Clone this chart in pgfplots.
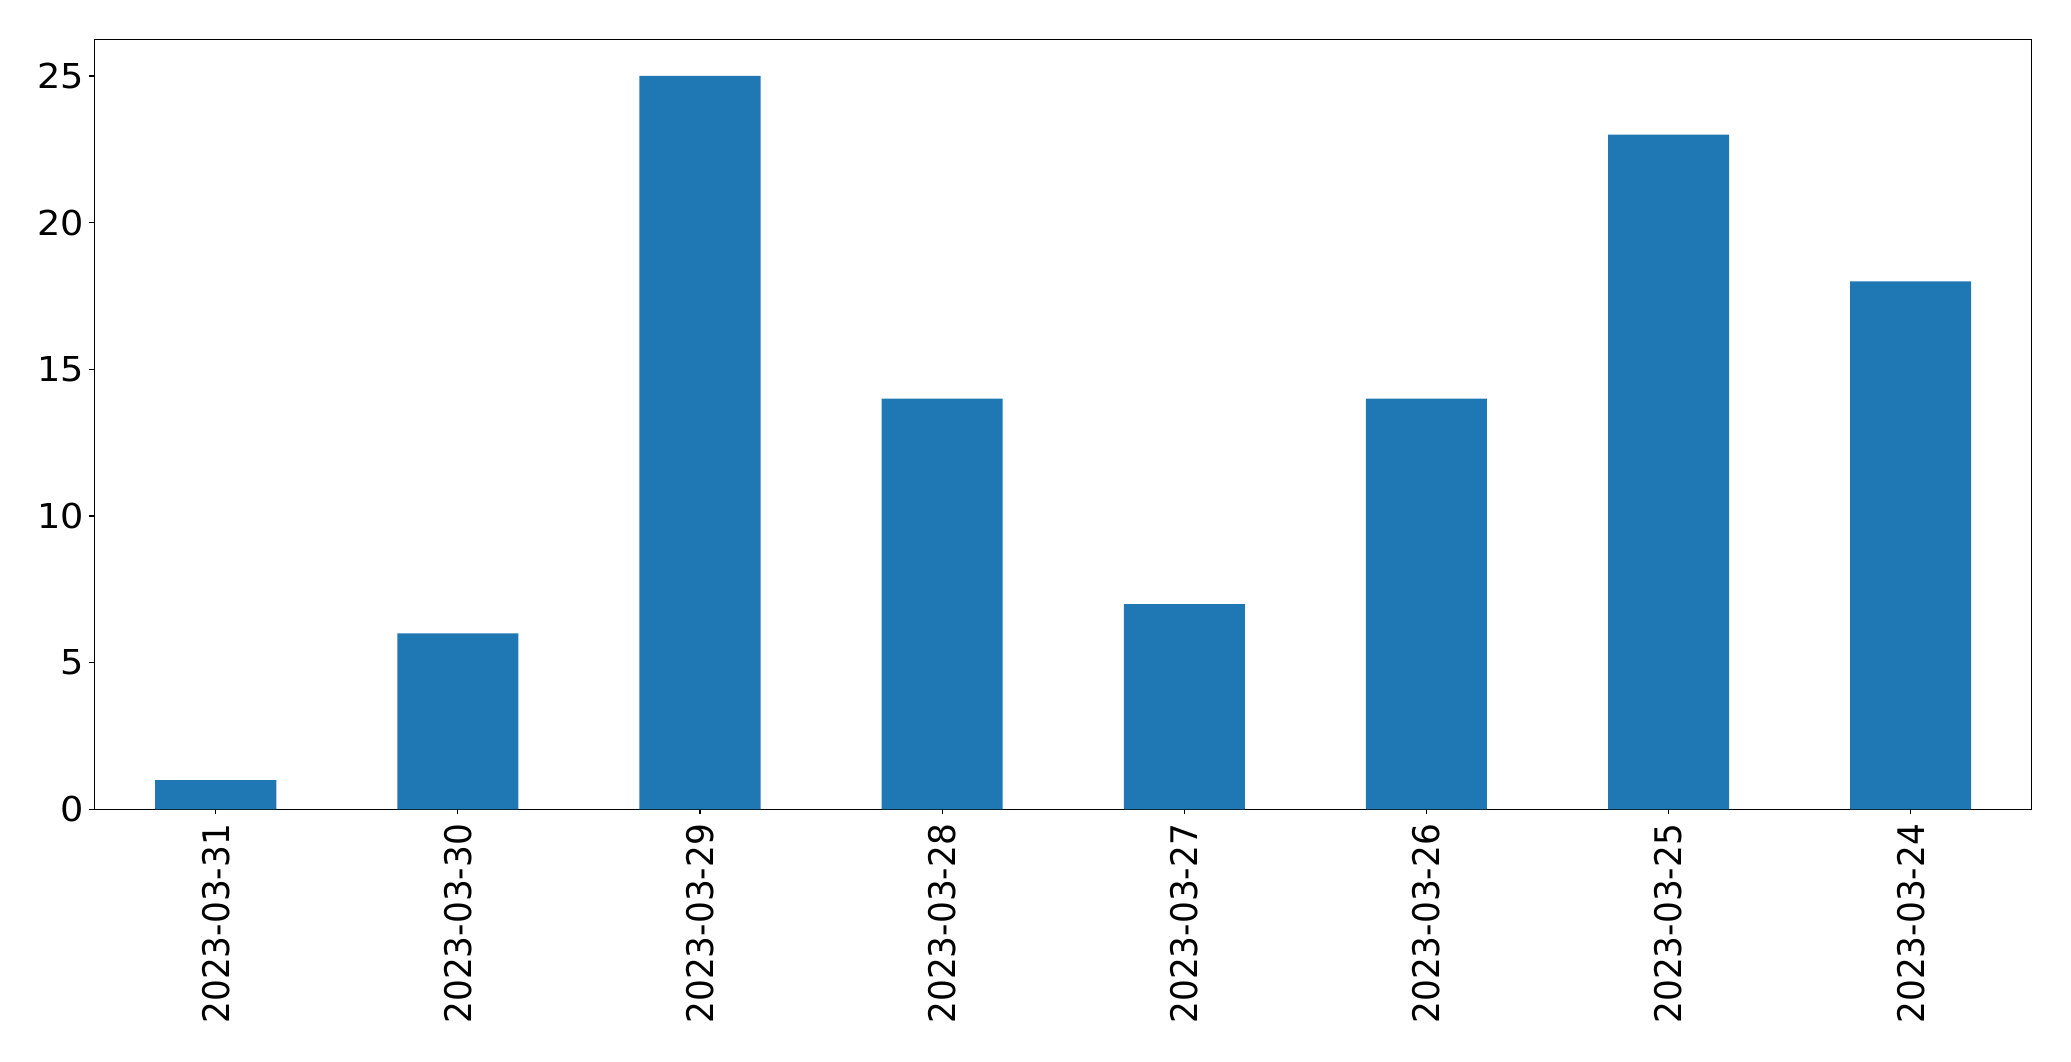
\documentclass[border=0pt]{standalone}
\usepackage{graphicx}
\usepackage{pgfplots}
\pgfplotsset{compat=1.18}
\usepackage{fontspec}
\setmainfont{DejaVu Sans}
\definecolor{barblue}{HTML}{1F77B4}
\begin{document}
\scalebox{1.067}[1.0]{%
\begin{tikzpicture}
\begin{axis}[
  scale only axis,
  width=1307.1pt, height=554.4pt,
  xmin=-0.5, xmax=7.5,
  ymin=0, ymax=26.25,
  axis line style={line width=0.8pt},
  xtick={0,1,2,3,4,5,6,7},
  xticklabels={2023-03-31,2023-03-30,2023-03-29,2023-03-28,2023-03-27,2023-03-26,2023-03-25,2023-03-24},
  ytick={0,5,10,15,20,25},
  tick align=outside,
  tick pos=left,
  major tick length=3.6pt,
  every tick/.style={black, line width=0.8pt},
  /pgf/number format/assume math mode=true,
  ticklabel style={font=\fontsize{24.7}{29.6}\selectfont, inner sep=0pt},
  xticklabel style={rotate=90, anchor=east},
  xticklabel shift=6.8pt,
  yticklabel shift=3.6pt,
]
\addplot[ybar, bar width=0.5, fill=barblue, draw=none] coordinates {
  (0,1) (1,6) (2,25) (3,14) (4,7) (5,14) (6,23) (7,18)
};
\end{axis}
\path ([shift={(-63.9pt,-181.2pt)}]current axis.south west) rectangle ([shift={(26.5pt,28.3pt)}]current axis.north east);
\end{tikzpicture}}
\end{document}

__TASK TO COMPLETE__. Quote the data above in full, leaving out the pictures it holds.

__FINAL RESULT__.
Clone this chart in pgfplots.
\documentclass[border=0pt]{standalone}
\usepackage{graphicx}
\usepackage{pgfplots}
\pgfplotsset{compat=1.18}
\usepackage{fontspec}
\setmainfont{DejaVu Sans}
\definecolor{barblue}{HTML}{1F77B4}
\begin{document}
\scalebox{1.067}[1.0]{%
\begin{tikzpicture}
\begin{axis}[
  scale only axis,
  width=1307.1pt, height=554.4pt,
  xmin=-0.5, xmax=7.5,
  ymin=0, ymax=26.25,
  axis line style={line width=0.8pt},
  xtick={0,1,2,3,4,5,6,7},
  xticklabels={2023-03-31,2023-03-30,2023-03-29,2023-03-28,2023-03-27,2023-03-26,2023-03-25,2023-03-24},
  ytick={0,5,10,15,20,25},
  tick align=outside,
  tick pos=left,
  major tick length=3.6pt,
  every tick/.style={black, line width=0.8pt},
  /pgf/number format/assume math mode=true,
  ticklabel style={font=\fontsize{24.7}{29.6}\selectfont, inner sep=0pt},
  xticklabel style={rotate=90, anchor=east},
  xticklabel shift=6.8pt,
  yticklabel shift=3.6pt,
]
\addplot[ybar, bar width=0.5, fill=barblue, draw=none] coordinates {
  (0,1) (1,6) (2,25) (3,14) (4,7) (5,14) (6,23) (7,18)
};
\end{axis}
\path ([shift={(-63.9pt,-181.2pt)}]current axis.south west) rectangle ([shift={(26.5pt,28.3pt)}]current axis.north east);
\end{tikzpicture}}
\end{document}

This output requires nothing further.